Cullman Center Institute for Teachers: Made in America: Viewing our Built Environments as Primary Documents with Elizabeth Blackmar

Event Details

Elizabeth Blackmar, Instructor

This is a week-long seminar from July 28 – August 1, 2014

The homes and buildings in which we live and work, the parks and places in which we shop and play, and all the roads and byways in between, tell the story of our past. In this seminar we will treat America’s built environments as primary documents that reveal our social history from the 19th century to the present. Among the questions to be considered: How did the 19th century factory influence the design of contemporary kitchens? What does Central Park tell us about America’s evolving notion of “play?” How is the A train connected to segregation?
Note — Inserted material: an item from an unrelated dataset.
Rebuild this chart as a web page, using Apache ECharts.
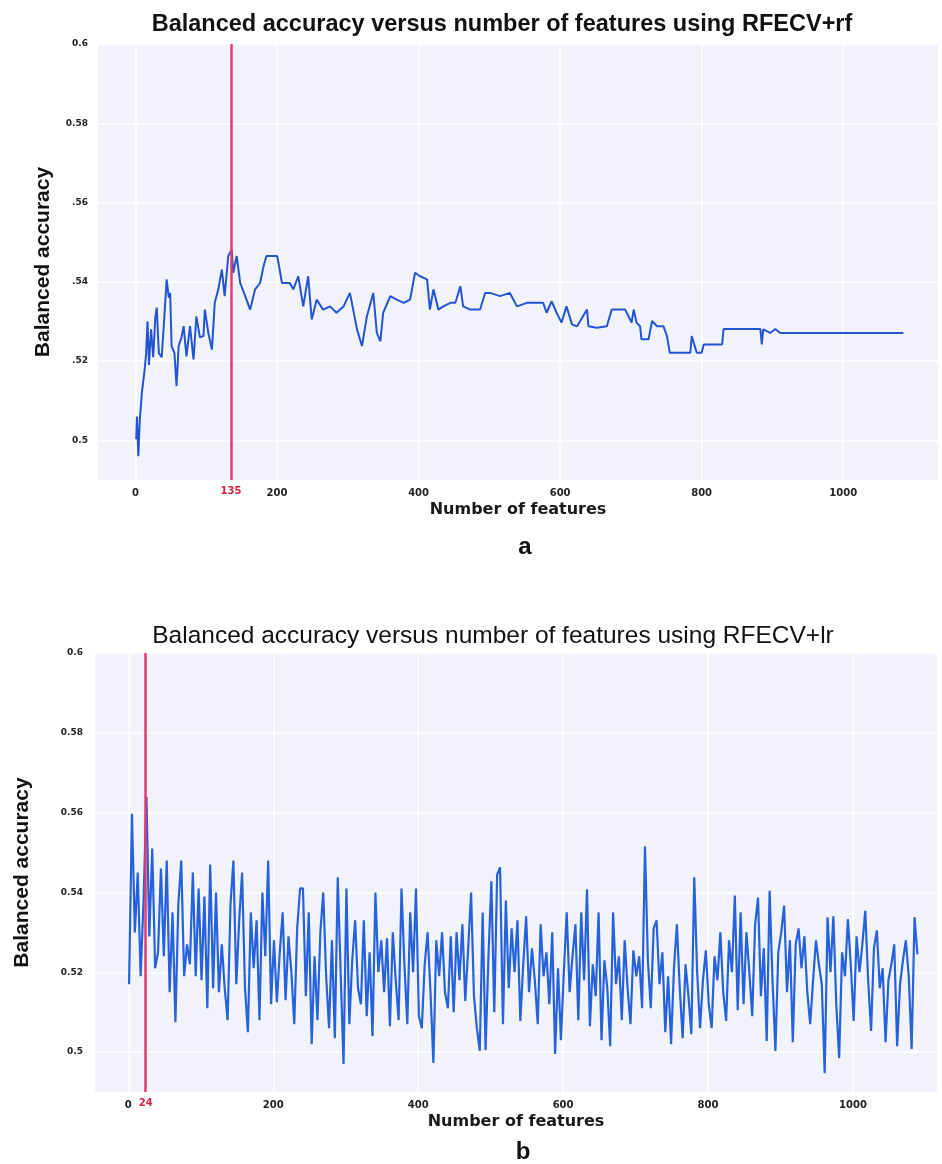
<!DOCTYPE html>
<html>
<head>
<meta charset="utf-8">
<script src="https://cdn.jsdelivr.net/npm/echarts@6/dist/echarts.min.js"></script>
<style>
  html, body { margin: 0; padding: 0; background: #fff; }
  #main { width: 942px; height: 1164px; }
</style>
</head>
<body>
<div id="main"></div>
<script>
var myChart = echarts.init(document.getElementById('main'))

// axis ticks
var xTicks = [0, 200, 400, 600, 800, 1000]
var yTicks = [0.5, 0.52, 0.54, 0.56, 0.58, 0.6]
var topYLabels = ['0.5', '.52', '.54', '.56', '0.58', '0.6']
var bottomYLabels = ['0.5', '0.52', '0.54', '0.56', '0.58', '0.6']

// RFECV+rf : [number of features, balanced accuracy]
var rfPoints = [
  [1, 0.5003], [2, 0.506], [4, 0.496], [6, 0.505], [9, 0.512], [13, 0.518], [15, 0.522],
  [17, 0.530], [19, 0.519], [22, 0.528], [25, 0.521], [28, 0.531], [30, 0.5335], [33, 0.522],
  [37, 0.521], [40, 0.529], [44, 0.5406], [47, 0.536], [49, 0.5372], [51, 0.5238], [55, 0.522],
  [58, 0.5137], [61, 0.5238], [65, 0.526], [68, 0.5288], [72, 0.5212], [77, 0.5288], [82, 0.5204],
  [86, 0.5313], [91, 0.526], [96, 0.5263], [98, 0.533], [103, 0.527], [108, 0.5229], [112, 0.5347],
  [117, 0.5381], [122, 0.5431], [126, 0.5364], [131, 0.5465], [136, 0.5481], [138, 0.5423],
  [143, 0.5465], [148, 0.5397], [155, 0.5364], [162, 0.533], [169, 0.5381], [176, 0.5397],
  [181, 0.544], [185, 0.5465], [200, 0.5465], [202, 0.5448], [207, 0.5397], [218, 0.5397],
  [223, 0.5381], [230, 0.5414], [237, 0.5338], [244, 0.5414], [249, 0.5305], [256, 0.5355],
  [265, 0.533], [275, 0.5338], [284, 0.5322], [294, 0.5338], [303, 0.5372], [313, 0.528],
  [320, 0.5238], [327, 0.5313], [336, 0.5372], [341, 0.5271], [346, 0.525], [350, 0.5322],
  [360, 0.5364], [369, 0.5355], [379, 0.5347], [388, 0.5355], [395, 0.5423], [402, 0.5414],
  [412, 0.5406], [416, 0.533], [421, 0.5381], [428, 0.533], [435, 0.5338], [445, 0.5347],
  [452, 0.5347], [459, 0.5389], [463, 0.5338], [473, 0.533], [487, 0.533], [494, 0.5372],
  [501, 0.5372], [515, 0.5364], [529, 0.5372], [539, 0.5338], [553, 0.5347], [576, 0.5347],
  [581, 0.5322], [588, 0.5351], [595, 0.5322], [602, 0.5297], [609, 0.5338], [617, 0.5292],
  [624, 0.5288], [638, 0.533], [640, 0.5288], [652, 0.5284], [666, 0.5288], [673, 0.533],
  [680, 0.533], [692, 0.533], [701, 0.5297], [704, 0.533], [708, 0.5297], [713, 0.5288],
  [715, 0.5255], [725, 0.5255], [730, 0.5301], [737, 0.5288], [746, 0.5288], [751, 0.5263],
  [755, 0.5221], [770, 0.5221], [784, 0.5221], [786, 0.5263], [793, 0.5221], [800, 0.5221],
  [803, 0.5242], [829, 0.5242], [831, 0.5281], [883, 0.5281], [885, 0.5242], [887, 0.528],
  [897, 0.5271], [904, 0.5281], [911, 0.5271], [1085, 0.5271]
]
var rfBest = 135

// RFECV+lr : balanced accuracy, read every 4 features starting at 1
var lrStart = 1
var lrStep = 4
var lrValues = [
  0.517, 0.5597, 0.530, 0.545, 0.519, 0.538, 0.564, 0.529, 0.551, 0.521,
  0.525, 0.546, 0.524, 0.548, 0.515, 0.535, 0.5075, 0.537, 0.548, 0.519,
  0.527, 0.522, 0.545, 0.519, 0.541, 0.518, 0.539, 0.511, 0.547, 0.516,
  0.540, 0.515, 0.527, 0.516, 0.508, 0.537, 0.548, 0.517, 0.533, 0.545,
  0.516, 0.505, 0.535, 0.521, 0.533, 0.508, 0.540, 0.524, 0.548, 0.512,
  0.528, 0.5125, 0.525, 0.535, 0.513, 0.529, 0.520, 0.507, 0.531, 0.541,
  0.541, 0.514, 0.535, 0.502, 0.524, 0.508, 0.530, 0.540, 0.519, 0.506,
  0.528, 0.5035, 0.5438, 0.520, 0.497, 0.541, 0.507, 0.523, 0.533, 0.516,
  0.512, 0.533, 0.509, 0.525, 0.504, 0.540, 0.520, 0.528, 0.515, 0.5285,
  0.5065, 0.530, 0.518, 0.508, 0.541, 0.522, 0.507, 0.535, 0.520, 0.541,
  0.509, 0.506, 0.522, 0.530, 0.515, 0.4973, 0.528, 0.519, 0.530, 0.515,
  0.511, 0.529, 0.510, 0.530, 0.518, 0.532, 0.5128, 0.526, 0.540, 0.514,
  0.506, 0.5003, 0.535, 0.5005, 0.524, 0.5428, 0.510, 0.5445, 0.5463, 0.507,
  0.538, 0.516, 0.531, 0.520, 0.533, 0.5078, 0.522, 0.534, 0.515, 0.526,
  0.518, 0.507, 0.532, 0.519, 0.525, 0.512, 0.530, 0.4995, 0.521, 0.503,
  0.520, 0.535, 0.515, 0.524, 0.532, 0.508, 0.535, 0.518, 0.5408, 0.5065,
  0.522, 0.514, 0.535, 0.503, 0.523, 0.516, 0.5015, 0.535, 0.517, 0.524,
  0.508, 0.528, 0.516, 0.507, 0.5255, 0.519, 0.524, 0.511, 0.5516, 0.523,
  0.511, 0.531, 0.533, 0.517, 0.525, 0.505, 0.519, 0.502, 0.521, 0.532,
  0.516, 0.5035, 0.522, 0.514, 0.5045, 0.5438, 0.520, 0.506, 0.518, 0.5255,
  0.512, 0.506, 0.524, 0.518, 0.530, 0.515, 0.5078, 0.528, 0.520, 0.5392,
  0.5105, 0.535, 0.512, 0.530, 0.520, 0.509, 0.532, 0.5387, 0.514, 0.526,
  0.5028, 0.5404, 0.518, 0.5003, 0.525, 0.530, 0.5367, 0.515, 0.528, 0.5025,
  0.527, 0.531, 0.521, 0.529, 0.515, 0.507, 0.518, 0.528, 0.522, 0.517,
  0.4947, 0.5338, 0.520, 0.534, 0.512, 0.4985, 0.525, 0.519, 0.5333, 0.522,
  0.5078, 0.529, 0.520, 0.527, 0.5354, 0.518, 0.5053, 0.526, 0.5305, 0.516,
  0.521, 0.5025, 0.518, 0.522, 0.527, 0.5015, 0.517, 0.523, 0.528, 0.519,
  0.5008, 0.5338, 0.5245
]
var lrBest = 24

var lrPoints = []
for (let index = 0; index < lrValues.length; index++) {
  lrPoints.push([lrStart + index * lrStep, lrValues[index]])
}

var titleFont = "'Liberation Sans', Arial, sans-serif"
var tickFont = "'DejaVu Sans', Verdana, sans-serif"
var plotBg = '#f2f3fa'
var redColor = '#e8386d'

function xAxisFor(grid, min, max) {
  return {
    gridIndex: grid,
    type: 'value',
    min: min,
    max: max,
    axisLine: { show: false },
    axisTick: { show: false, customValues: xTicks },
    axisLabel: {
      customValues: xTicks,
      fontFamily: tickFont,
      fontWeight: 'bold',
      fontSize: 10,
      color: '#222',
      margin: 8,
      formatter: function (value) {
        return String(value)
      },
    },
    splitLine: { show: true, lineStyle: { color: '#ffffff', width: 1.5 } },
    name: 'Number of features',
    nameLocation: 'middle',
    nameGap: 22,
    nameTextStyle: {
      fontFamily: tickFont,
      fontWeight: 'bold',
      fontSize: 16,
      color: '#1a1a1a',
    },
  }
}

function yAxisFor(grid, labels, gap, margin) {
  return {
    gridIndex: grid,
    type: 'value',
    min: 0.49,
    max: 0.6,
    axisLine: { show: false },
    axisTick: { show: false, customValues: yTicks },
    axisLabel: {
      show: true,
      showMinLabel: true,
      showMaxLabel: true,
      customValues: yTicks,
      fontFamily: tickFont,
      fontWeight: 'bold',
      fontSize: 9,
      color: '#222',
      margin: margin,
      formatter: function (value) {
        for (let i = 0; i < yTicks.length; i++) {
          if (Math.abs(value - yTicks[i]) < 1e-6) return labels[i]
        }
        return ''
      },
    },
    splitLine: { show: true, lineStyle: { color: '#ffffff', width: 1.5 } },
    name: 'Balanced accuracy',
    nameLocation: 'middle',
    nameGap: gap,
    nameTextStyle: {
      fontFamily: "'Liberation Sans', Arial, sans-serif",
      fontWeight: 'bold',
      fontSize: 21,
      color: '#111',
    },
  }
}

function bestLine(value) {
  return {
    silent: true,
    symbol: 'none',
    lineStyle: { color: redColor, width: 2.5, type: 'solid' },
    label: {
      show: true,
      position: 'start',
      distance: 6,
      formatter: String(value),
      color: '#d8203f',
      fontFamily: tickFont,
      fontWeight: 'bold',
      fontSize: 10,
    },
    data: [{ xAxis: value }],
  }
}

var option = {
  backgroundColor: '#ffffff',
  animation: false,
  title: [
    {
      text: 'Balanced accuracy versus number of features using RFECV+rf',
      left: 497,
      top: 8,
      textAlign: 'center',
      textStyle: { fontFamily: titleFont, fontWeight: 'bold', fontSize: 23.5, color: '#111' },
    },
    {
      text: 'Balanced accuracy versus number of features using RFECV+lr',
      left: 488,
      top: 619,
      textAlign: 'center',
      textStyle: { fontFamily: titleFont, fontWeight: 'normal', fontSize: 24.5, color: '#111' },
    },
    {
      text: 'a',
      left: 520,
      top: 530,
      textAlign: 'center',
      textStyle: { fontFamily: titleFont, fontWeight: 'bold', fontSize: 24, color: '#111' },
    },
    {
      text: 'b',
      left: 518,
      top: 1135,
      textAlign: 'center',
      textStyle: { fontFamily: titleFont, fontWeight: 'bold', fontSize: 24, color: '#111' },
    },
  ],
  grid: [
    { left: 98, right: 4, top: 44, height: 436, show: true, backgroundColor: plotBg, borderWidth: 0 },
    { left: 95, right: 5, top: 653, height: 439, show: true, backgroundColor: plotBg, borderWidth: 0 },
  ],
  xAxis: [xAxisFor(0, -53, 1134), xAxisFor(1, -46, 1116)],
  yAxis: [yAxisFor(0, topYLabels, 44, 10), yAxisFor(1, bottomYLabels, 62, 12)],
  series: [
    {
      type: 'line',
      xAxisIndex: 0,
      yAxisIndex: 0,
      data: rfPoints,
      showSymbol: false,
      lineStyle: { color: '#2254d4', width: 2 },
      z: 3,
      markLine: bestLine(rfBest),
    },
    {
      type: 'line',
      xAxisIndex: 1,
      yAxisIndex: 1,
      data: lrPoints,
      showSymbol: false,
      lineStyle: { color: '#2662dc', width: 2.2 },
      z: 3,
      markLine: bestLine(lrBest),
    },
  ],
}

myChart.setOption(option)
</script>
</body>
</html>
We will read essays by the great cultural geographer J.B. Jackson, and works by social and architectural historians; and we will study photographs, maps, architectural plans, advertisements, and film clips to help us uncover this history hidden in plain sight.

Elizabeth Blackmar, Professor of History at Columbia University, specializes in social and urban history. She is the author of Manhattan for Rent, 1785-1850 and the co-author, with Roy Rosenzweig, of The Park and the People: A History of Central Park. She was a fellow at the Cullman Center in 2012-2013.

 

The deadline to apply to the 2014 summer seminars has passed.